Risks and counterarguments
At least four meaningful risks could derail this trade:
- Demand shock: Rapid deceleration in EV demand or large destocking by battery makers would remove the pricing tailwind that supports a premium for secure supply.
- Chinese restart / oversupply: The dataset shows a September 2025 narrative of CATL preparing to restart; if Chinese output comes back strongly, lithium prices and SQM's near-term margins would compress.
- Operational/regulatory risk in Chile: Any new regulatory changes, water‑use constraints or permitting delays could hit production plans and the market would reprice quickly.
- Capital allocation and cash returns variability: Dividend payments in the dataset range a lot (e.g., a large distribution 05/31/2023 and smaller quarterly payments in 2024). If management shifts to capex conservation or if dividends become irregular, some yield-seeking buyers could sell.
- Volatility and binary headline risk: Commodity and geopolitical headlines produce large intraday moves; the trade requires strict stops and sizing discipline.
Counterargument: The market may already have priced most of the geopolitical premium into SQM. The recent run to ~$79 and intraday highs around $83 suggest limited near-term upside without fresh, durable supply shocks or new long-term contracts. In that view, entering here risks buying a re-rating that needs reinforcement from fundamentals rather than headlines.
What would change my mind
I would downgrade this trade if any of the following occur:
- Clear evidence that Chinese production restarts at scale and persists beyond a few quarters, leading to durable lithium price pressure.

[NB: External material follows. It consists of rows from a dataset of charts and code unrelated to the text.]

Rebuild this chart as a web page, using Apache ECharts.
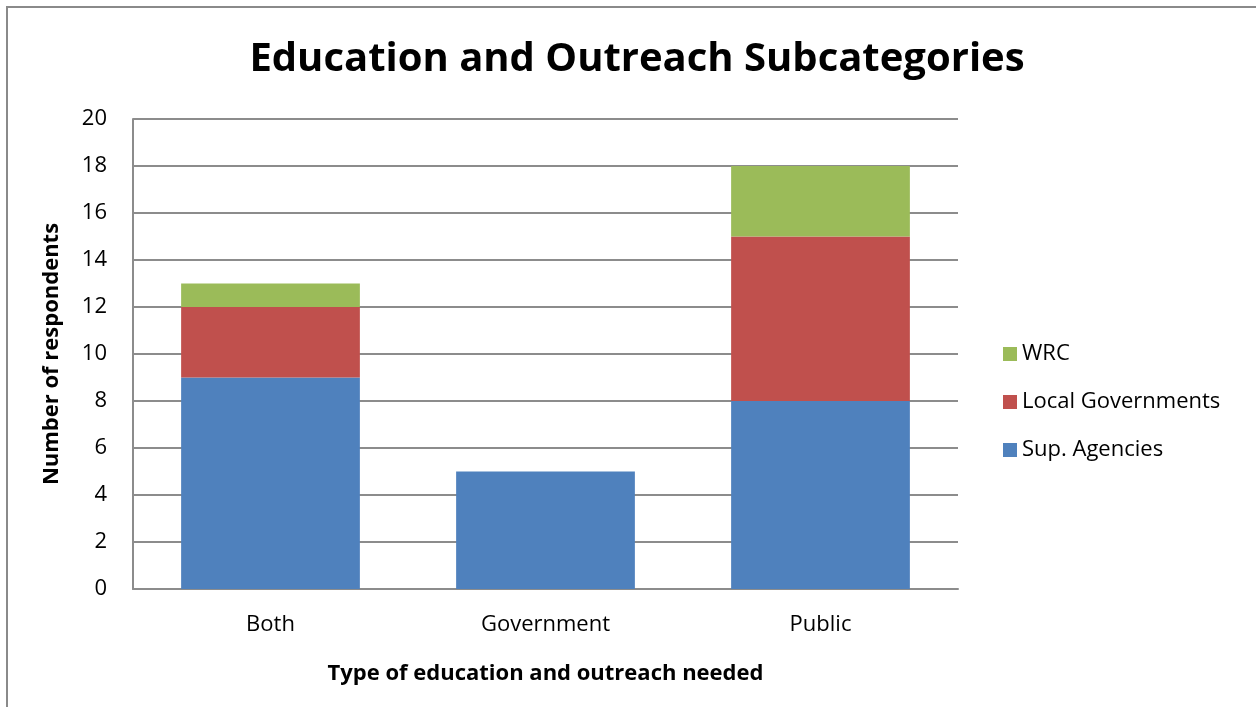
<!DOCTYPE html>
<html>
<head>
<meta charset="utf-8">
<script src="https://cdn.jsdelivr.net/npm/echarts@6/dist/echarts.min.js"></script>
<style>
  html, body { margin: 0; padding: 0; background: #fff; }
  #chart { width: 1256px; height: 707px; }
</style>
</head>
<body>
<div id="chart"></div>
<script>
// Survey responses by type of education / outreach needed
const categories = ['Both', 'Government', 'Public'];
const supAgencies = [9, 5, 8];
const localGovernments = [3, 0, 7];
const wrc = [1, 0, 3];
const legendOrder = ['WRC', 'Local Governments', 'Sup. Agencies'];

const FONT = '"Open Sans", Lato, sans-serif';

const chart = echarts.init(document.getElementById('chart'));
chart.setOption({
  animation: false,
  backgroundColor: '#fff',
  title: {
    text: 'Education and Outreach Subcategories',
    left: 632,
    textAlign: 'center',
    top: 35,
    textStyle: { fontFamily: FONT, fontSize: 40, fontWeight: 'bold', color: '#000' }
  },
  graphic: [{
    type: 'rect',
    shape: { x: 7, y: 7, width: 1300, height: 800 },
    style: { fill: 'none', stroke: '#8a8a8a', lineWidth: 2 },
    silent: true
  }],
  legend: {
    data: legendOrder,
    orient: 'vertical',
    left: 998,
    top: 338,
    itemWidth: 14,
    itemHeight: 14,
    itemGap: 26,
    icon: 'rect',
    textStyle: { fontFamily: FONT, fontSize: 22, color: '#000' }
  },
  grid: { left: 133, right: 298, top: 119, bottom: 118 },
  xAxis: {
    type: 'category',
    data: categories,
    name: 'Type of education and outreach needed',
    nameLocation: 'middle',
    nameGap: 74,
    nameTextStyle: { fontFamily: FONT, fontSize: 22, fontWeight: 'bold', color: '#000' },
    axisLine: { lineStyle: { color: '#8c8c8c', width: 2 } },
    axisTick: { show: false },
    axisLabel: { fontFamily: FONT, fontSize: 22, color: '#000', margin: 25 }
  },
  yAxis: {
    type: 'value',
    min: 0,
    max: 20,
    interval: 2,
    name: 'Number of respondents',
    nameLocation: 'middle',
    nameGap: 70,
    nameTextStyle: { fontFamily: FONT, fontSize: 22, fontWeight: 'bold', color: '#000' },
    axisLine: { show: true, lineStyle: { color: '#8c8c8c', width: 2 } },
    axisTick: { show: false },
    splitLine: { lineStyle: { color: '#8c8c8c', width: 2 } },
    axisLabel: { fontFamily: FONT, fontSize: 22, color: '#000', margin: 26 }
  },
  series: [
    { name: 'Sup. Agencies', type: 'bar', stack: 'total', data: supAgencies, barCategoryGap: '35%', itemStyle: { color: '#4F81BD' } },
    { name: 'Local Governments', type: 'bar', stack: 'total', data: localGovernments, itemStyle: { color: '#C0504D' } },
    { name: 'WRC', type: 'bar', stack: 'total', data: wrc, itemStyle: { color: '#9BBB59' } }
  ]
});
</script>
</body>
</html>
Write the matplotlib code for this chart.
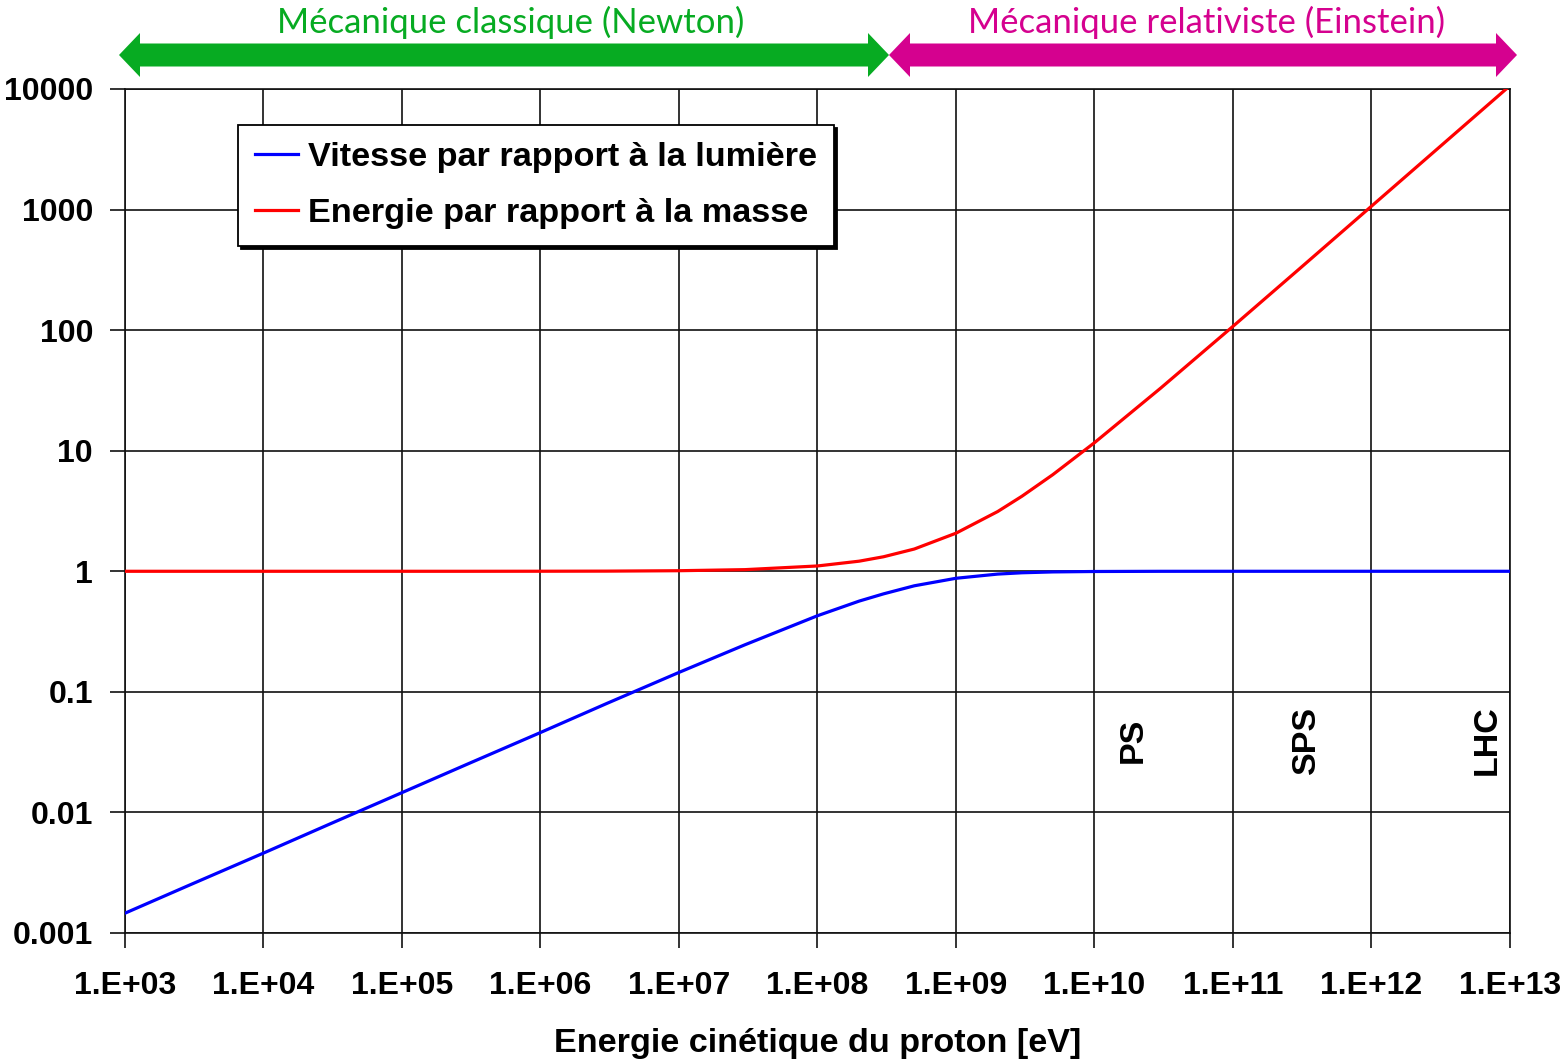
import matplotlib
matplotlib.use("Agg")
import matplotlib.pyplot as plt
from matplotlib.patches import Polygon

# ---- data ----
energy_eV = [1e3, 3e3, 1e4, 3e4, 1e5, 3e5, 1e6, 3e6, 1e7, 3e7, 1e8, 2e8, 3e8, 5e8,
             1e9, 2e9, 3e9, 5e9, 1e10, 3e10, 1e11, 3e11, 1e12, 3e12, 1e13]
vitesse = [0.00146, 0.00253, 0.0046, 0.008, 0.0146, 0.0253, 0.046, 0.080, 0.145, 0.246,
           0.428, 0.566, 0.65, 0.758, 0.875, 0.948, 0.972, 0.988, 0.996, 0.9996,
           1.0, 1.0, 1.0, 1.0, 1.0]
energie = [1.0, 1.0, 1.0, 1.0, 1.0, 1.0, 1.001, 1.003, 1.011, 1.032, 1.107, 1.213,
           1.32, 1.53, 2.07, 3.13, 4.2, 6.33, 11.66, 33.0, 107.6, 320.7, 1067, 3198, 10659]

xticks = [1e3, 1e4, 1e5, 1e6, 1e7, 1e8, 1e9, 1e10, 1e11, 1e12, 1e13]
xticklabels = ["1.E+03", "1.E+04", "1.E+05", "1.E+06", "1.E+07", "1.E+08",
               "1.E+09", "1.E+10", "1.E+11", "1.E+12", "1.E+13"]
yticks = [0.001, 0.01, 0.1, 1, 10, 100, 1000, 10000]
yticklabels = ["0.001", "0.01", "0.1", "1", "10", "100", "1000", "10000"]

accel_names = ["PS", "SPS", "LHC"]
accel_x = [1.9e10, 3.4e11, 6.8e12]
accel_y = [0.04, 0.04, 0.04]

series_labels = ["Vitesse par rapport à la lumière", "Energie par rapport à la masse"]
regimes = ["Mécanique classique (Newton)", "Mécanique relativiste (Einstein)"]

W, H = 1567, 1059
BOLD = "Liberation Sans"
fig = plt.figure(figsize=(W / 100, H / 100), dpi=100)
ax = fig.add_axes([125 / W, 1 - 933 / H, 1385 / W, 844 / H])

ax.plot(energy_eV, vitesse, color="#0000FF", lw=2.3, label=series_labels[0], zorder=3)
ax.plot(energy_eV, energie, color="#FF0000", lw=2.3, label=series_labels[1], zorder=3)

ax.set_xscale("log")
ax.set_yscale("log")
ax.set_xlim(1e3, 1e13)
ax.set_ylim(1e-3, 1e4)
ax.set_xticks(xticks)
ax.set_xticklabels(xticklabels)
ax.set_yticks(yticks)
ax.set_yticklabels(yticklabels)
ax.minorticks_off()
ax.grid(True, color="#111111", lw=1.2)
ax.set_axisbelow(True)
for s in ax.spines.values():
    s.set_color("#111111")
    s.set_linewidth(1.2)
ax.tick_params(axis="x", direction="out", length=11, width=1.2, color="#111111", pad=16)
ax.tick_params(axis="y", direction="out", length=11, width=1.2, color="#111111", pad=12)
for lab in ax.get_xticklabels() + ax.get_yticklabels():
    lab.set_fontfamily(BOLD)
    lab.set_fontweight("bold")
    lab.set_fontsize(23)
ax.set_xlabel("Energie cinétique du proton [eV]", fontfamily=BOLD, fontweight="bold",
              fontsize=24.6, labelpad=20)

for name, x, y in zip(accel_names, accel_x, accel_y):
    ax.text(x, y, name, rotation=90, ha="center", va="center", fontfamily=BOLD,
            fontweight="bold", fontsize=24.5)

leg = ax.legend(loc="upper left", bbox_to_anchor=((238 - 125) / 1385, (933 - 125) / 844),
                frameon=True, fancybox=False, shadow={"color": "black", "alpha": 1.0},
                edgecolor="black", framealpha=1, handlelength=1.26, handletextpad=0.28,
                borderpad=0.5, labelspacing=0.72, borderaxespad=0,
                prop={"family": BOLD, "weight": "bold", "size": 24.7})
leg.get_frame().set_linewidth(1.3)


def double_arrow(x0, x1, yc, shaft, head, hlen, color):
    pts = [(x0, yc), (x0 + hlen, yc - head / 2), (x0 + hlen, yc - shaft / 2),
           (x1 - hlen, yc - shaft / 2), (x1 - hlen, yc - head / 2), (x1, yc),
           (x1 - hlen, yc + head / 2), (x1 - hlen, yc + shaft / 2),
           (x0 + hlen, yc + shaft / 2), (x0 + hlen, yc + head / 2)]
    pts = [(px / W, 1 - py / H) for px, py in pts]
    fig.patches.append(Polygon(pts, closed=True, transform=fig.transFigure,
                               facecolor=color, edgecolor="none"))


green = "#07AB22"
magenta = "#D5018F"
double_arrow(119, 889, 55, 23, 44, 21, green)
double_arrow(889, 1517, 55, 23, 44, 21, magenta)
fig.text(511 / W, 1 - 22 / H, regimes[0], ha="center", va="center", color=green,
         fontfamily="Lato", fontsize=25)
fig.text(1207 / W, 1 - 22 / H, regimes[1], ha="center", va="center", color=magenta,
         fontfamily="Lato", fontsize=25)

fig.savefig("out.png", dpi=100)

- Public updates from SQM showing material permitting delays, aggressive capex cuts that reduce medium-term output, or an unexpected pivot away from downstream investment.
- A sudden and sustained fall in EV demand or large OEM destocking announcements that reduce near-term lithium demand expectations.
Conversely, my conviction would rise if SQM announces sizable long-term offtake agreements with major automakers or battery makers, or if multiple Chinese producers confirm extended production constraints — either would support a move toward the higher target band and justify increasing position size.
Conclusion
SQM is a tactical long for investors who believe the market will pay a premium for supply security amid geopolitical strain. The company checks the logical boxes - premium Chilean brine assets, downstream refining exposure and participation in Australia via hard-rock concentrate sales - that matter when buyers shift toward trusted suppliers. Trade it with explicit entries and hard stops: buy selective dips into the 74-78 zone or buy a confirmed breakout above ~83 with volume, use a hard stop near 69, take partial profits around 92, and let a repeat of supply shocks or concrete offtake wins push you toward the 110 target.
Risk is non-trivial. This is a commodity-exposed equity and will move with headlines and the underlying lithium price. Size the position appropriately, treat this as a high‑conviction but high‑volatility trade, and re-evaluate on tangible signals from supply or contract activity.
Disclosure: This is not financial advice. The trade plan above is illustrative and based solely on available public data; manage position sizing and stops to your own risk tolerance.